Say I have a table C that references rows from tables A and B:

id, a_id, b_id, ...

and a simple query:

SELECT * FROM C WHERE a_id=X AND b_id=Y

I would like to differentiate between the following cases:

  • No row exists in A where id = X
  • No row exists in B where id = Y
  • Both such rows in A and B exist, but no rows in C exist where a_id = X and b_id = Y

The above query will return empty result in all those cases.

In case of one parent table I could do a LEFT JOIN like:

SELECT * FROM A LEFT JOIN C ON a.id = c.a_id WHERE c.a_id = X

and then check if the result is empty (no row in A exists), has one row with NULL c.id (row in A exists, but no rows in C exist) or 1+ rows with non-NULL c.id (row in A exists and at least one row in C exists). A bit messy but it works, but I was wondering if there is a better way of doing this, especially if there is more than one parent table?

Best Answer

I think I managed to get a satisfactory solution using the following two features:

  • Subselect bound to a column, which allows me to check if a row exists and (importantly) get a NULL value otherwise (e.g.

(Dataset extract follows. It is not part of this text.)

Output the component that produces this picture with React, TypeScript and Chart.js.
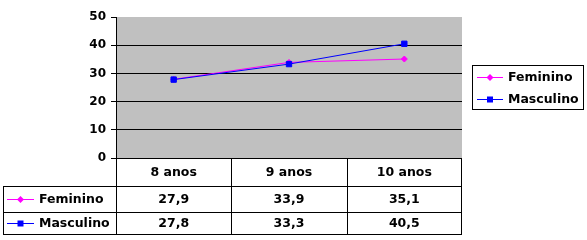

SELECT (SELECT id FROM a WHERE id = 1) as a_id))

  • Common Table Expressions

Initial data:

CREATE TABLE people 
(
  id integer not null primary key, 
  name text not null
);

CREATE TABLE thing_types 
(
  id integer not null primary key, 
  name text not null
);

CREATE TABLE things
(
  id integer not null primary key, 
  person_id integer not null references people(id), 
  thing_type_id integer not null references thing_types(id), 
  name text not null
);

INSERT INTO people VALUES (1, 'Bill');
INSERT INTO thing_types VALUES (1, 'game');

INSERT INTO things VALUES (1, 1, 1, 'Duke Nukem');
INSERT INTO things VALUES (2, 1, 1, 'Warcraft 2');

And the query:

WITH v AS (
  SELECT (SELECT id FROM people WHERE id=<person_id_param>) AS person_id, 
         (SELECT id FROM thing_types WHERE id=<thing_type_param>) AS thing_type_id
)
SELECT v.person_id, v.thing_type_id, things.name 
FROM 
  v LEFT JOIN things 
    ON v.person_id = things.person_id AND v.thing_type_id = things.thing_type_id

This query will always return at least one row. In case if both parent table ids are valid and there are some records, I get

person_id  thing_type_id  name
-------------------------------------
        1              1   Duke Nukem
        1              1   Warcraft 2

If either person_id or thing_type_id are invalid, I get one row where name is NULL and either person_id or thing_type_id is NULL:

person_id  thing_type_id  name
-------------------------------------
     NULL              1         NULL

If both person_id and thing_type_id are valid but there are no records in things, I get one row where both person_id and thing_type_id are not NULL, but the name is NULL:

person_id  thing_type_id  name
-------------------------------------
        1              1         NULL

Since I have a NOT NULL constraint on things.name, I know that this case can only mean that there are no matching records in things.